Bushmen leader Roy Sesana is meeting Wednesday with members of the British Parliament. The head of the group called the First People of the Kalahari is trying to win support for the return of the Bushmen to their homeland in the Kalahari Desert in Botswana.
The Botswanan government had evicted the Bushmen from the Kalahari Game Reserve (KGR), but last December, they won a landmark court ruling allowing them to go home. Nevertheless, since then, the Bushmen say the Botswanan government has been blocking their return.
The group says the Botswanan government has also sponsored trips for some MPs to visit the region in attempts to win their support for the evictions. Government officials say the Bushmen were relocated for their own well-being and to benefit from development.
From London Roy Sesana discussed the main issues – through an interpreter – with VOA English to Africa Service reporter Joe De Capua.
“The court of Botswana has affirmed our right to go back and live in our ancestral home grounds. But we’re not allowed to hunt inside our home grounds. We do not have access to water. The government is not providing any of such. And is making people going back to their homes very difficult because we’re not even allowed to bring in our goats. And some of our people who used to live in the KGR will have to have permits to go home,” he says.

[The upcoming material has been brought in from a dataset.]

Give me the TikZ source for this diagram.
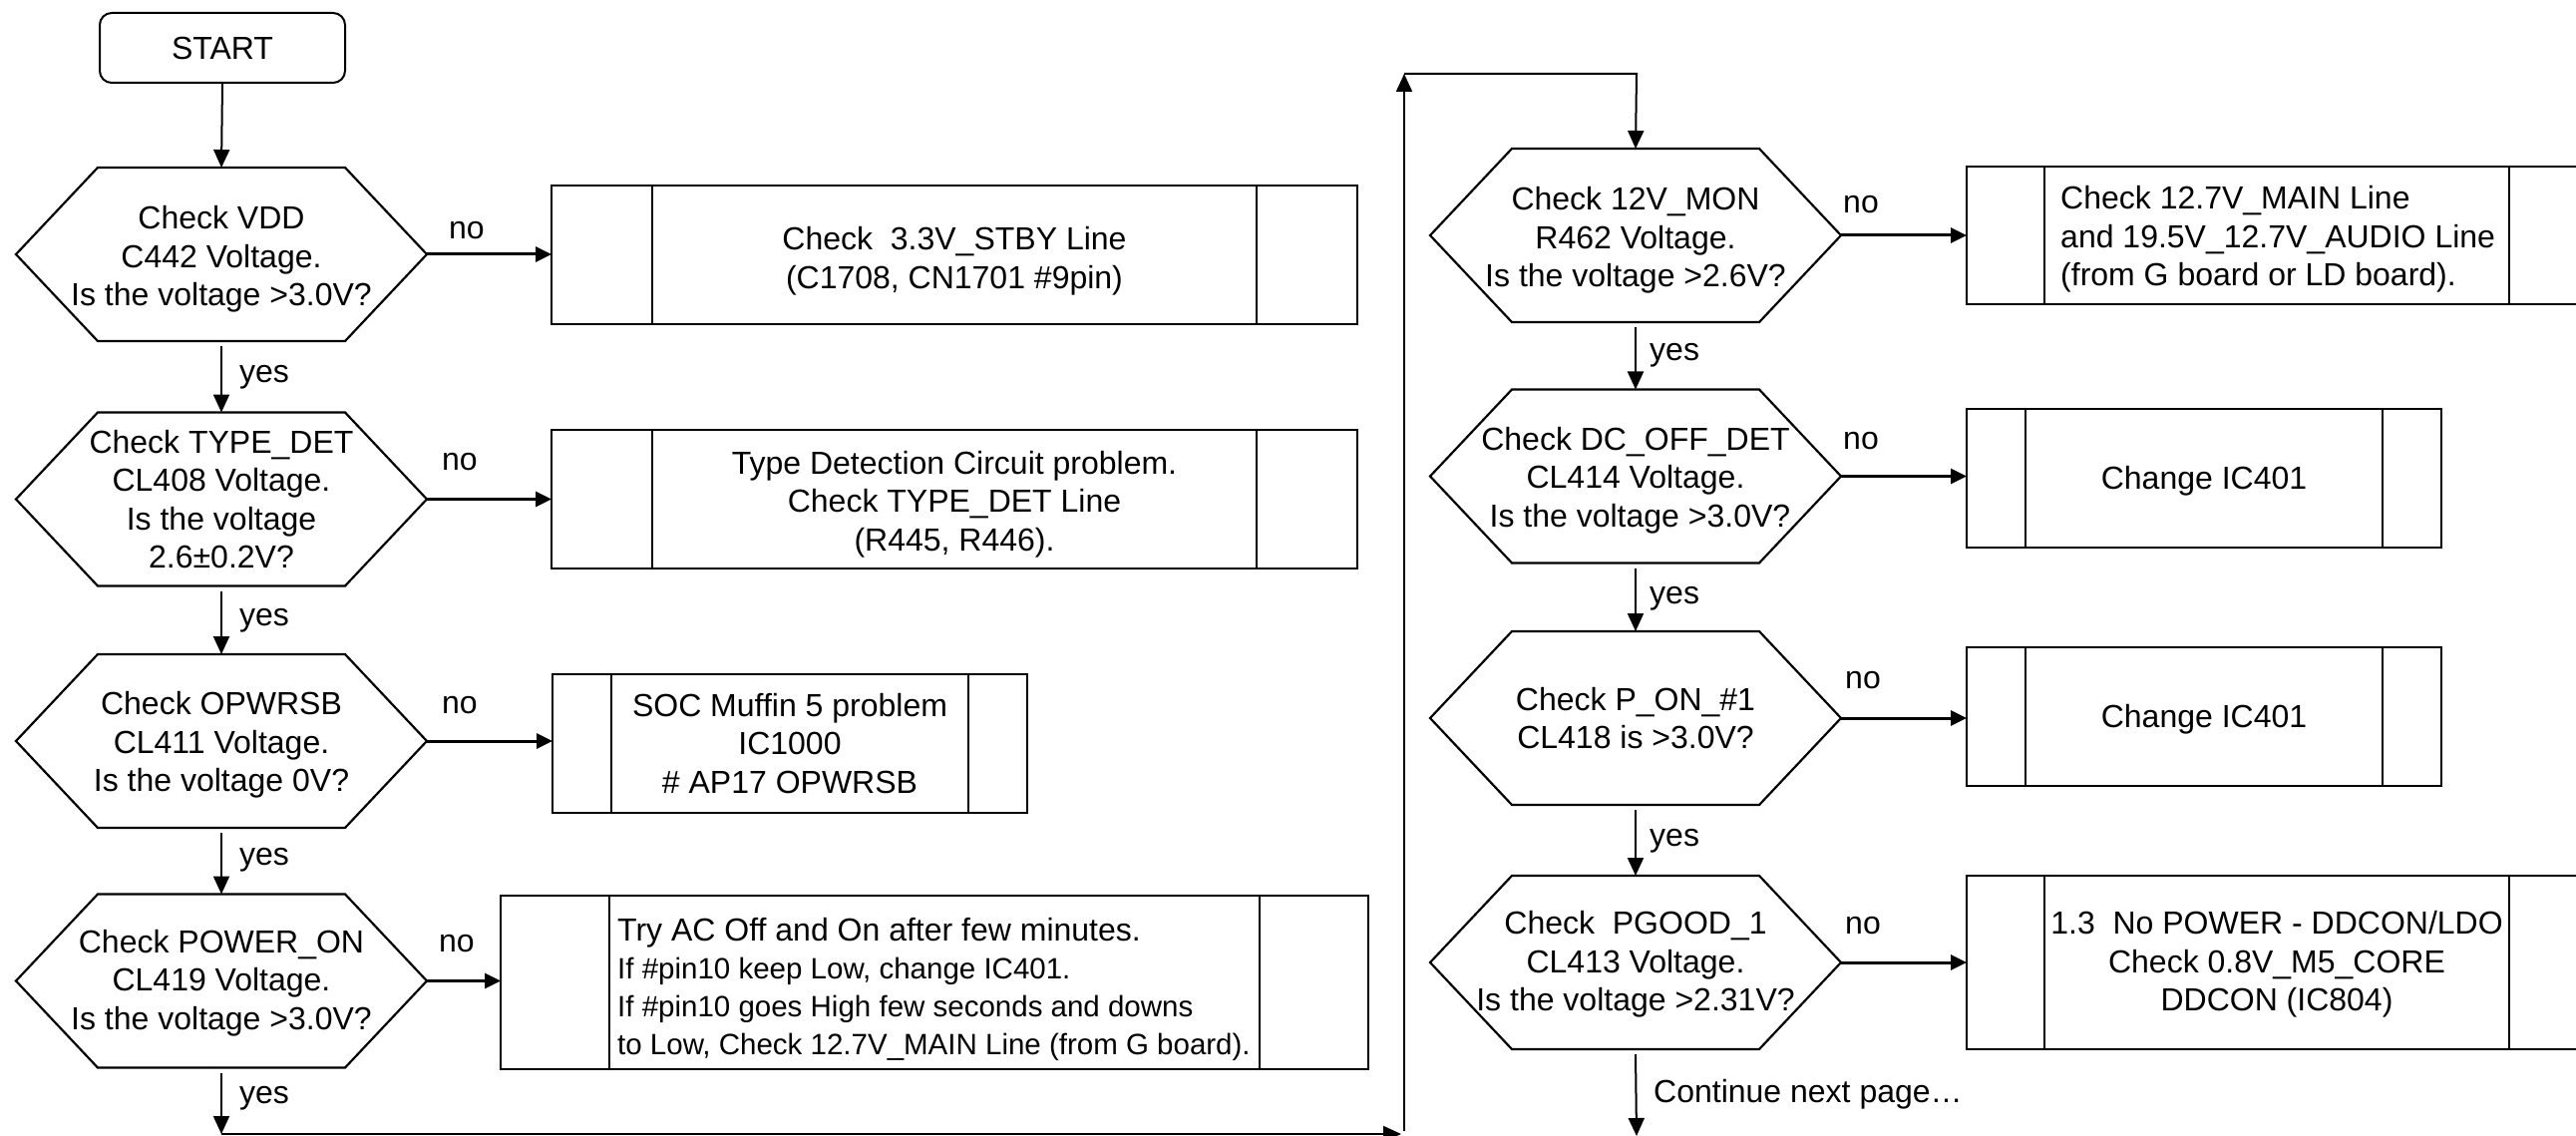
\documentclass[tikz,border=0pt]{standalone}
\usepackage{fontspec}
\setmainfont{Liberation Sans}
\usetikzlibrary{arrows.meta,calc}
% name, x, y, text dy, text
\newcommand\hexdec[5]{%
  \node[hexbox] (#1) at (#2,#3) {};
  \node[txtfont,align=center,inner sep=0pt] (#1t) at (#2,#3+#4) {#5};
  \draw[shapeline] ([xshift=82pt]#1.north west) -- ([xshift=-82pt]#1.north east) -- (#1.east)
     -- ([xshift=-82pt]#1.south east) -- ([xshift=82pt]#1.south west) -- (#1.west) -- cycle;
}
% name, cx, cy, w, h, margin, text dy, text
\newcommand\procbox[8]{%
  \node[pbox,minimum width=#4pt,minimum height=#5pt] (#1) at (#2,#3) {};
  \node[txtfont,align=center,inner sep=0pt] (#1t) at (#2,#3+#7) {#8};
  \draw[shapeline] ([xshift=#6pt]#1.north west) -- ([xshift=#6pt]#1.south west);
  \draw[shapeline] ([xshift=-#6pt]#1.north east) -- ([xshift=-#6pt]#1.south east);
}
\begin{document}
\begin{tikzpicture}[x=1pt,y=-1pt,
  txtfont/.style={font=\fontsize{32}{38.5}\selectfont},
  hexbox/.style={inner sep=0pt,outer sep=0pt,minimum width=412pt,minimum height=174pt},
  shapeline/.style={line width=2.2pt,line join=miter},
  pbox/.style={draw,line width=2.2pt,inner sep=0pt,outer sep=0pt},
  lbl/.style={txtfont,inner sep=0pt,anchor=base west},
  yesarr/.style={-{Triangle[length=18pt,width=16pt]},line width=2pt},
  noarr/.style={-{Triangle[length=16pt,width=15pt]},line width=3pt}]
\useasboundingbox (0,0) rectangle (2583,1139);

% start
\node[txtfont,draw,line width=2pt,rounded corners=12pt,minimum width=246pt,minimum height=70pt,inner sep=0pt] (start) at (223,48) {START};

% left column
\hexdec{h1}{222}{255}{5}{Check VDD\\C442 Voltage.\\Is the voltage >3.0V?}
\hexdec{h2}{222}{500.5}{0}{Check TYPE\_DET\\CL408 Voltage.\\Is the voltage\\2.6±0.2V?}
\hexdec{h3}{222}{743}{4}{Check OPWRSB\\CL411 Voltage.\\Is the voltage 0V?}
\hexdec{h4}{222}{983.5}{2}{Check POWER\_ON\\CL419 Voltage.\\Is the voltage >3.0V?}

\procbox{b1}{957}{255.5}{808}{139}{101}{6}{Check\ \ 3.3V\_STBY Line\\(C1708, CN1701 \#9pin)}
\procbox{b2}{957}{500.5}{808}{139}{101}{5}{Type Detection Circuit problem.\\Check TYPE\_DET Line\\(R445, R446).}
\procbox{b3}{792}{745.5}{476}{139}{59}{0}{SOC Muffin 5 problem\\IC1000\\\# AP17 OPWRSB}
\procbox{b4}{937}{985}{870}{174}{109}{0}{}
\node[font=\fontsize{29.5}{38.2}\selectfont,inner sep=0pt,anchor=west,align=left] (t4) at (619,992) {{\fontsize{32}{38.2}\selectfont Try AC Off and On after few minutes.}\\If \#pin10 keep Low, change IC401.\\If \#pin10 goes High few seconds and downs\\to Low, Check 12.7V\_MAIN Line (from G board).};

% right column
\hexdec{h5}{1640}{236}{5}{Check 12V\_MON\\R462 Voltage.\\Is the voltage >2.6V?}
\hexdec{h6}{1640}{477.5}{4}{Check DC\_OFF\_DET\\CL414 Voltage.\\\ Is the voltage >3.0V?}
\hexdec{h7}{1640}{720}{0}{Check P\_ON\_\#1\\CL418 is >3.0V?}
\hexdec{h8}{1640}{965}{2}{Check\ \ PGOOD\_1\\CL413 Voltage.\\Is the voltage >2.31V?}

\procbox{b5}{2283}{236}{622}{138}{78}{0}{}
\node[txtfont,inner sep=0pt,anchor=west,align=left] (t5) at (2066,240) {Check 12.7V\_MAIN Line\\and 19.5V\_12.7V\_AUDIO Line\\(from G board or LD board).};
\procbox{b6}{2210}{479.5}{476}{139}{59}{3}{Change IC401}
\procbox{b7}{2210}{718.5}{476}{139}{59}{3}{Change IC401}
\procbox{b8}{2283}{965}{622}{174}{78}{2}{1.3\ \ No POWER - DDCON/LDO\\Check 0.8V\_M5\_CORE\\DDCON (IC804)}

% connectors
\coordinate (c1) at (222,1137);
\coordinate (c2) at (1405,1137);
\coordinate (c3) at (1408,1134);
\coordinate (c4) at (1408,74);
\coordinate (c5) at (1641,74);
\coordinate (c6) at (1641,1139);

\draw[yesarr] (start.south) -- (h1.north);
\draw[yesarr] ([yshift=-5pt]h1.south) -- (h2.north);
\draw[yesarr] ([yshift=-5pt]h2.south) -- (h3.north);
\draw[yesarr] ([yshift=-5pt]h3.south) -- (h4.north);
\draw[yesarr] ([yshift=-5pt]h4.south) -- (c1);
\draw[yesarr] (c1) -- (c2);
\draw[yesarr] (c3) -- (c4);
\draw[yesarr] (c4) -- (c5) -- (h5.north);
\draw[yesarr] ([yshift=-5pt]h5.south) -- (h6.north);
\draw[yesarr] ([yshift=-5pt]h6.south) -- (h7.north);
\draw[yesarr] ([yshift=-5pt]h7.south) -- (h8.north);
\draw[yesarr] ([yshift=-5pt]h8.south) -- (c6);

\draw[noarr] (h1.east) -- (b1.west |- h1.east);
\draw[noarr] (h2.east) -- (b2.west |- h2.east);
\draw[noarr] (h3.east) -- (b3.west |- h3.east);
\draw[noarr] (h4.east) -- (b4.west |- h4.east);
\draw[noarr] (h5.east) -- (b5.west |- h5.east);
\draw[noarr] (h6.east) -- (b6.west |- h6.east);
\draw[noarr] (h7.east) -- (b7.west |- h7.east);
\draw[noarr] (h8.east) -- (b8.west |- h8.east);

% labels
\node[lbl] (n1) at (450,240) {no};
\node[lbl] (n2) at (443,471) {no};
\node[lbl] (n3) at (443,715) {no};
\node[lbl] (n4) at (440,954) {no};
\node[lbl] (y1) at (240,384) {yes};
\node[lbl] (y2) at (240,627) {yes};
\node[lbl] (y3) at (240,867) {yes};
\node[lbl] (y4) at (240,1106) {yes};
\node[lbl] (n5) at (1848,214) {no};
\node[lbl] (n6) at (1848,450) {no};
\node[lbl] (n7) at (1850,690) {no};
\node[lbl] (n8) at (1850,936) {no};
\node[lbl] (y5) at (1654,362) {yes};
\node[lbl] (y6) at (1654,605) {yes};
\node[lbl] (y7) at (1654,848) {yes};
\node[lbl] (cont) at (1658,1105) {Continue next page…};
\end{tikzpicture}
\end{document}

As for his meeting with MPs in Westminster, Sesana says, “We will ask the British MPs to be supportive of our people and try and persuade our government to appreciate that we have problems and they should help us. And one thing is that some of the British MPs, who’ve been coming to Botswana at the invitation of our government, have been saying to the press actually supporting what the government did by evicting our people from our home grounds and taking them to resettlement camps. So, we are very unhappy about these British MPs.”
Sesana was asked what might happen if the Bushmen do not return, he says, “Our people are very, very unhappy about this situation and they’ve been crying about it…. If they do not go back home it will just add to their unhappiness. People are dying in large numbers in the resettlement camps as compared to when they were back at home…. We also have our traditional culture. It is being threatened and we fear that we might lose our culture completely.” He says that there are now Bushmen children who don’t speak they’re indigenous language.